Source data:
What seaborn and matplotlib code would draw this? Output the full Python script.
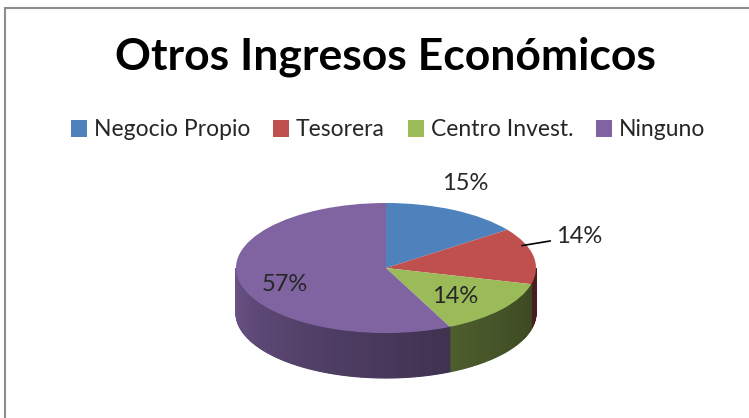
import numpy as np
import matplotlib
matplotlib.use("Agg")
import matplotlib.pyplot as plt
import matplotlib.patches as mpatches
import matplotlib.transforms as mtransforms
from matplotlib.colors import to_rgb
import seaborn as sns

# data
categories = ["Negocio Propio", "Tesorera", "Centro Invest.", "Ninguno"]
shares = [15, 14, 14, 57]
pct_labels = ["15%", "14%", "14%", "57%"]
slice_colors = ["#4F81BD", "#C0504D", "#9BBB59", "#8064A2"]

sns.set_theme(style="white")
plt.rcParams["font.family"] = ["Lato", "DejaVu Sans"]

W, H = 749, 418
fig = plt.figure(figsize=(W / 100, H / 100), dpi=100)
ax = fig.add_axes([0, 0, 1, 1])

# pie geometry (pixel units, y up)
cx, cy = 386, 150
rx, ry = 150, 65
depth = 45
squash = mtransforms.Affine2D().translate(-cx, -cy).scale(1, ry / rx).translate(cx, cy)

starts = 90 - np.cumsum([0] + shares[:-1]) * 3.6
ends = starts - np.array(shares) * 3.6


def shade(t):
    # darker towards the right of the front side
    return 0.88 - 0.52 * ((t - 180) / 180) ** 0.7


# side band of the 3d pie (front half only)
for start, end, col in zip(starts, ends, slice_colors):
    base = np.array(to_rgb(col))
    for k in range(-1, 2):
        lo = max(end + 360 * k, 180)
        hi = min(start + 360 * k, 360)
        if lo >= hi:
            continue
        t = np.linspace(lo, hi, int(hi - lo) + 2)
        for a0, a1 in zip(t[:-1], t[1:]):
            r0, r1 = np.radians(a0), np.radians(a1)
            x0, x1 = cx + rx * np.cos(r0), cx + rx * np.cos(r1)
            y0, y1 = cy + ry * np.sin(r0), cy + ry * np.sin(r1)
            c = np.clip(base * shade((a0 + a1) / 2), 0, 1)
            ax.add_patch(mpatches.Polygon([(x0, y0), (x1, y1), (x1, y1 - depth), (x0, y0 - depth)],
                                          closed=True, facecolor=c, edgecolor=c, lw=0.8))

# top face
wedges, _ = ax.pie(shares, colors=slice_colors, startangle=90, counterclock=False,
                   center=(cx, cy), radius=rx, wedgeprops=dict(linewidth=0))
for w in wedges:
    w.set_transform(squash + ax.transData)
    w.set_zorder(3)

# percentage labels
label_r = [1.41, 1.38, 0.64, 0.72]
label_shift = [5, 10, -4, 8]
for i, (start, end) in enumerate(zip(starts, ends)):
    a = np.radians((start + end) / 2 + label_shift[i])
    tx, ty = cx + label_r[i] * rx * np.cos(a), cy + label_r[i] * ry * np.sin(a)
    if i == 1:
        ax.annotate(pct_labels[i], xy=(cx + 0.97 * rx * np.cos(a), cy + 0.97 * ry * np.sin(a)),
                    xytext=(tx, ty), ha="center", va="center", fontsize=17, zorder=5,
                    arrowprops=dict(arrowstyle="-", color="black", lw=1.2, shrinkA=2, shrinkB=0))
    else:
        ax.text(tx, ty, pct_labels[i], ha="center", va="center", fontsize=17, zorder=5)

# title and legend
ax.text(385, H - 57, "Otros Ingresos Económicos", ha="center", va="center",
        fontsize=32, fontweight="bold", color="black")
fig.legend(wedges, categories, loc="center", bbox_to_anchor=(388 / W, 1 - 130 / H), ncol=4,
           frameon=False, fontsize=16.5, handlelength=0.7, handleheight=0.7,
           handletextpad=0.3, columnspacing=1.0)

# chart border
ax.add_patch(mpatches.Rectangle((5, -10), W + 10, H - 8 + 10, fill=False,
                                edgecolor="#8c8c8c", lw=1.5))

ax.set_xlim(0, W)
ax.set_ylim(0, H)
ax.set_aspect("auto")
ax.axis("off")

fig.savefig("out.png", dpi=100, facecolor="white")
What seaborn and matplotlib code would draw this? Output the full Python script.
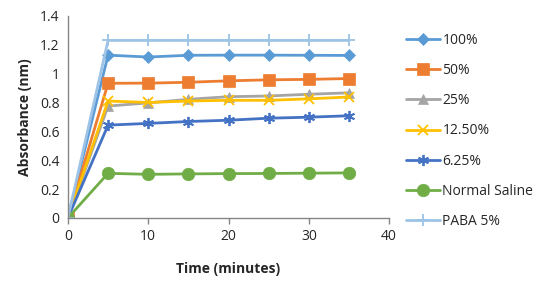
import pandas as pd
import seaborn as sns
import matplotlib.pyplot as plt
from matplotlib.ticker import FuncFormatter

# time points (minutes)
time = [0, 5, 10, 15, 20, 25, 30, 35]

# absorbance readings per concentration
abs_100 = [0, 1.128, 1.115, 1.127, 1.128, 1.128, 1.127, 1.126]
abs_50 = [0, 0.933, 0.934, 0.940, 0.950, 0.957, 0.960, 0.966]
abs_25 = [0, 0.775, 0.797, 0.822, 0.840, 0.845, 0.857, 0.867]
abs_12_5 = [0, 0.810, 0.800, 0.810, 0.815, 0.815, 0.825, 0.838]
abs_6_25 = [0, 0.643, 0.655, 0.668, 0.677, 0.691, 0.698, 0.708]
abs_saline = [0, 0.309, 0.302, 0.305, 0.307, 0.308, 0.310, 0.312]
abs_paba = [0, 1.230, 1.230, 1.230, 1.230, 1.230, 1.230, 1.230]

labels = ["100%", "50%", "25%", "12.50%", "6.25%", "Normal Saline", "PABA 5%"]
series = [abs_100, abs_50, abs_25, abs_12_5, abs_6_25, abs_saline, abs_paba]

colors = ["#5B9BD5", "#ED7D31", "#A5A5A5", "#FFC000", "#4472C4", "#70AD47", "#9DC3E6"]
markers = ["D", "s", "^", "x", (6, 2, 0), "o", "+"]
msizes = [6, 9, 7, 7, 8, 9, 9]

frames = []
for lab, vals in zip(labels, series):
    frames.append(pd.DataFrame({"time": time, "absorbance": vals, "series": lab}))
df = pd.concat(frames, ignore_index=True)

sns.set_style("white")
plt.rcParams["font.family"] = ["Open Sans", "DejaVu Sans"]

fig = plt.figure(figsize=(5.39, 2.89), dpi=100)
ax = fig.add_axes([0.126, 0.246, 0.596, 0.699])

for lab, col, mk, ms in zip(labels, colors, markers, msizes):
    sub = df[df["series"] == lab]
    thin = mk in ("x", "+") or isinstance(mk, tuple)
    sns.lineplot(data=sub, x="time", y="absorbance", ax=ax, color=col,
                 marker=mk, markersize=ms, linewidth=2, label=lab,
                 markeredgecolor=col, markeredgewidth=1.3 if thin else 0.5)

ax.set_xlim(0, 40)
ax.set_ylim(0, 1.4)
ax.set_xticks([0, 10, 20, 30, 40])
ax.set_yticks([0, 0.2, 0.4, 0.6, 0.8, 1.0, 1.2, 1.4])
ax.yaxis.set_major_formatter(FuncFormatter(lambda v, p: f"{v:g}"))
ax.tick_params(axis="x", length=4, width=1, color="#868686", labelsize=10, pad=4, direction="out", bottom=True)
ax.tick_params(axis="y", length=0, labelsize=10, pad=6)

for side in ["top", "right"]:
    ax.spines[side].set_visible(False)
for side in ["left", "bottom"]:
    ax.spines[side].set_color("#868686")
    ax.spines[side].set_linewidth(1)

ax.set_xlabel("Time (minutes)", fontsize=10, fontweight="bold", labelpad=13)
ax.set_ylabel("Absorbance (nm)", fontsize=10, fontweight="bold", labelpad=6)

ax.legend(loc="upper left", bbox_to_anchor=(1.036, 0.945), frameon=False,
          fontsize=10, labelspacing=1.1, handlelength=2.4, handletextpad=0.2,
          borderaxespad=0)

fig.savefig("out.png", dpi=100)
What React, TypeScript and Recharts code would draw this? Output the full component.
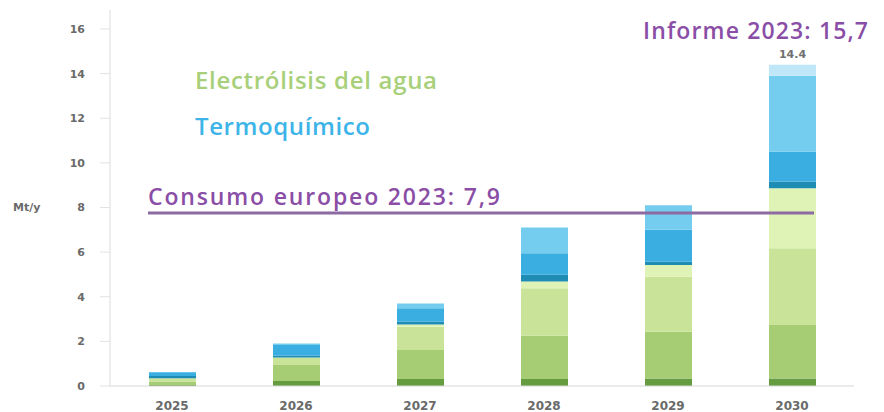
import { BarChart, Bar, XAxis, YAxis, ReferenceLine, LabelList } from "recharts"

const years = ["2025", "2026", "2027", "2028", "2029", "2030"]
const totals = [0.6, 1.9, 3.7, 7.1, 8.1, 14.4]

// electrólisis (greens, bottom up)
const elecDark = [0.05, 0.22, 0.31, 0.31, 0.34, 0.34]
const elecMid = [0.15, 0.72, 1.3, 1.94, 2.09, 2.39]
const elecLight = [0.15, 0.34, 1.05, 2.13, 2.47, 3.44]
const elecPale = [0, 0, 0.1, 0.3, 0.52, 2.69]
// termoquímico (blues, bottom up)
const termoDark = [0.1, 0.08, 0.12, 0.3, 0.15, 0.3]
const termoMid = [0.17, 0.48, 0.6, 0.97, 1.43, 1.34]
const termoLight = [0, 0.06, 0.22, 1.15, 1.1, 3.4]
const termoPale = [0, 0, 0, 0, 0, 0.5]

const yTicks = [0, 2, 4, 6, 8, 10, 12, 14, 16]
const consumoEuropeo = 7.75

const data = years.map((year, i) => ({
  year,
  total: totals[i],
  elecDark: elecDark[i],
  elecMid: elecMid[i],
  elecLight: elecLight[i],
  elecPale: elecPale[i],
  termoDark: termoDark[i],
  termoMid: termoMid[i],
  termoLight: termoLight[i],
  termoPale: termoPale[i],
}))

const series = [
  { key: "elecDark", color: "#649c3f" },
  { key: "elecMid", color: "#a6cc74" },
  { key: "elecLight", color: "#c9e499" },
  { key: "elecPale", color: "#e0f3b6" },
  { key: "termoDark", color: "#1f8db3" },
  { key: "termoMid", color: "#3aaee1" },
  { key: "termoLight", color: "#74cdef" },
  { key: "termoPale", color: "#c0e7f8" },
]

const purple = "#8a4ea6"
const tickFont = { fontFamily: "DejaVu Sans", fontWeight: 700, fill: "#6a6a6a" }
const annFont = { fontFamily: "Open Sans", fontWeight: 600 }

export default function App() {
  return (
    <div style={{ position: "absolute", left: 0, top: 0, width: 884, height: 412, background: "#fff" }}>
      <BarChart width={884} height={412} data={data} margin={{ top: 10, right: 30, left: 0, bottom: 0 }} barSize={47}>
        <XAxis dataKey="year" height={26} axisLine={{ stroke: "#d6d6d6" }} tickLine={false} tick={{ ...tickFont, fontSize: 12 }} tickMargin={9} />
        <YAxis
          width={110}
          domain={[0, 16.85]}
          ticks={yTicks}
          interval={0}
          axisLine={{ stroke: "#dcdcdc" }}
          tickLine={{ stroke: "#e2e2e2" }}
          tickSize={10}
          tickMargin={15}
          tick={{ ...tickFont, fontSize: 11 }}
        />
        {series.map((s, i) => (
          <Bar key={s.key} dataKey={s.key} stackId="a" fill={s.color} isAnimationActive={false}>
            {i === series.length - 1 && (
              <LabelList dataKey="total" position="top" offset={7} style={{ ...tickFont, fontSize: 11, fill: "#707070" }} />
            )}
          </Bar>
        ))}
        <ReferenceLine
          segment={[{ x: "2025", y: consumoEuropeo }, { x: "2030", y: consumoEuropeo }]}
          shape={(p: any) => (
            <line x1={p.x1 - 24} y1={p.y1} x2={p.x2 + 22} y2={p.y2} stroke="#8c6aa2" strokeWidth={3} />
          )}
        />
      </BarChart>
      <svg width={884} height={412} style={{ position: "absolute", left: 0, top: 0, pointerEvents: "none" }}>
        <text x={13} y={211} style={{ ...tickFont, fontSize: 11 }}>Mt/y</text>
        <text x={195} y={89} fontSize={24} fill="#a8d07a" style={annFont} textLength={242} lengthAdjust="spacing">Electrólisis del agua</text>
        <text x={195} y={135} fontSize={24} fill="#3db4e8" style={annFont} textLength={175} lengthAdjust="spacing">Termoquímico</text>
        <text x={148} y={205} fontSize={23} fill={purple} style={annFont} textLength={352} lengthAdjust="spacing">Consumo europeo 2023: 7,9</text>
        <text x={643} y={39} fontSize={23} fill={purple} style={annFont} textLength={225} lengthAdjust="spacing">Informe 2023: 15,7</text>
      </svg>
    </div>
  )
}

• **EXERCISE DETAILS**
Give nothing but the number of lines containing the string "matplotlib".

• **SOLUTION**
10